Don’t blame G^d for headaches after banging it against the wall nonstop.
If you walk barefoot, G^d doesn’t want to know you, e.g., don’t blame him when you step on a pin.
Physical pain may be unpleasant, but it isn’t designed to make us unwell.
‘Unbearable’ physical pain turns bearable when we clean up our fears of the pain (see below).
Emotional Pain
It seems such a waste of time that our brains store every detail of every painful memory. The opposite is true. These are storage houses filled with details to be uncovered by dealing with the emotions.
Cry enough, and sadness and shock are gone. Tremble until the fear and dread are up. Laugh out loud until your embarrassment is over. Talk until our confusion is solved. It’s the same as eating until we’re hungry no more (see below), except that, as babies, we were already trained to stop crying before it was enough.
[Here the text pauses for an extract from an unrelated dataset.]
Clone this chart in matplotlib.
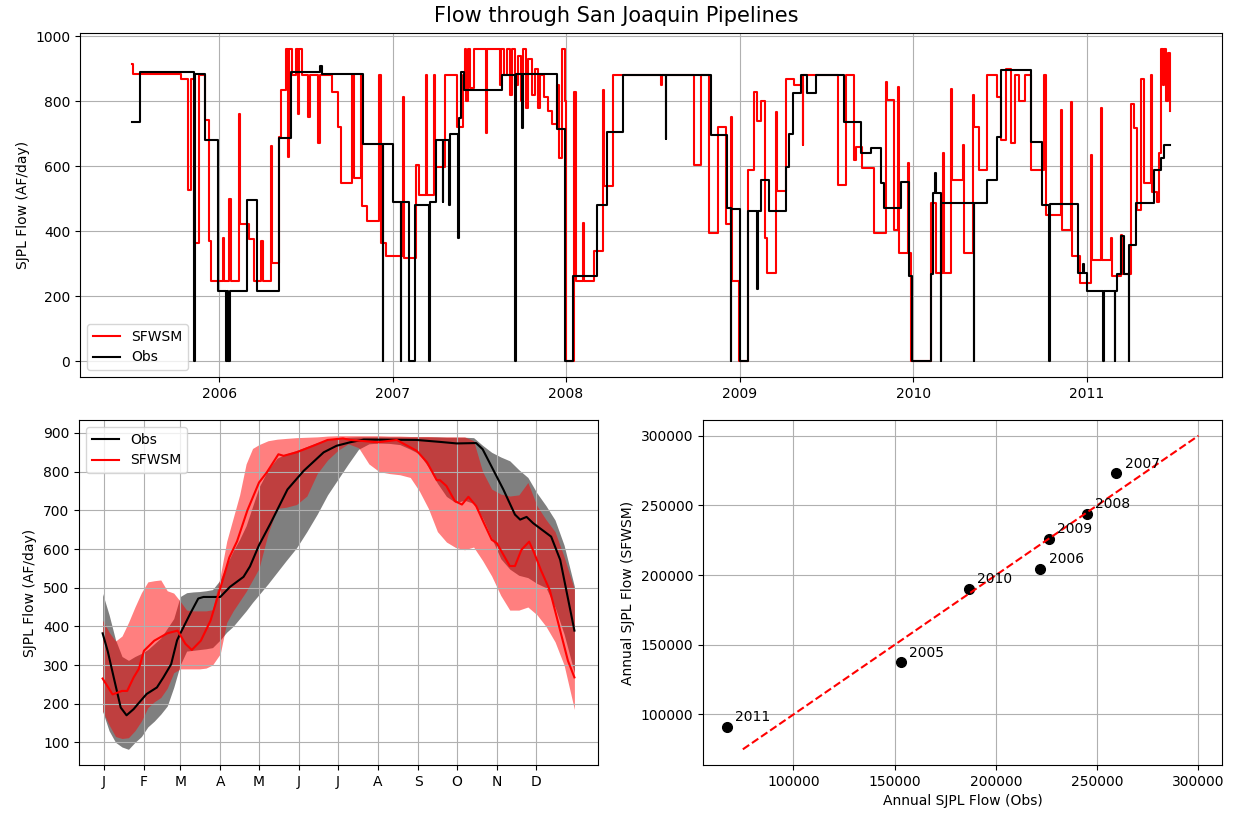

We were told that tears hurt, while they actually heal. When healing is labeled hurting, don’t blame the Creat^r.
Western culture promotes reason over emotions (see below). It even throws out intuition, which really is superfast thinking. That’s truly stupid.
Discomfort
When we lack something, our mind gets signals to make us get our needs. If we did not have such warning signs, life would be as dangerous as sleeping without a smoke alarm.
So, luckily, we feel hungry when we need nutrition. The body even gets ready to chew and digest food. Tragedy strikes when we can’t get food. Don’t blame the messenger. Same for thirst, tiredness, restlessness, loneliness, etc., and any longing and dissatisfaction.
Occasional, temporary bans on our needs (a fast day) enable us to show we’re not lazy comfort seekers and hurt avoiders like plants and animals.
When our needs are chronically withheld, we may develop addictions that even push us to seek fulfillment when we don’t need it. But facing the old pain from when our needs weren’t met will make the addictive pull fade.
Feelings
To end suffering, we need to make more space for ‘therapy,’ for sharing our feelings emotionally, from the cradle. Empathy before education!
To continuously suffer mental pain without progress, you must never talk about it or take prescription or recreational drugs that affect the brain.
If we don’t cry on Tisha be’Av, then when? Let’s just tell our enemies that when we cry, we’re not weak. We are as lions—don’t mess with us.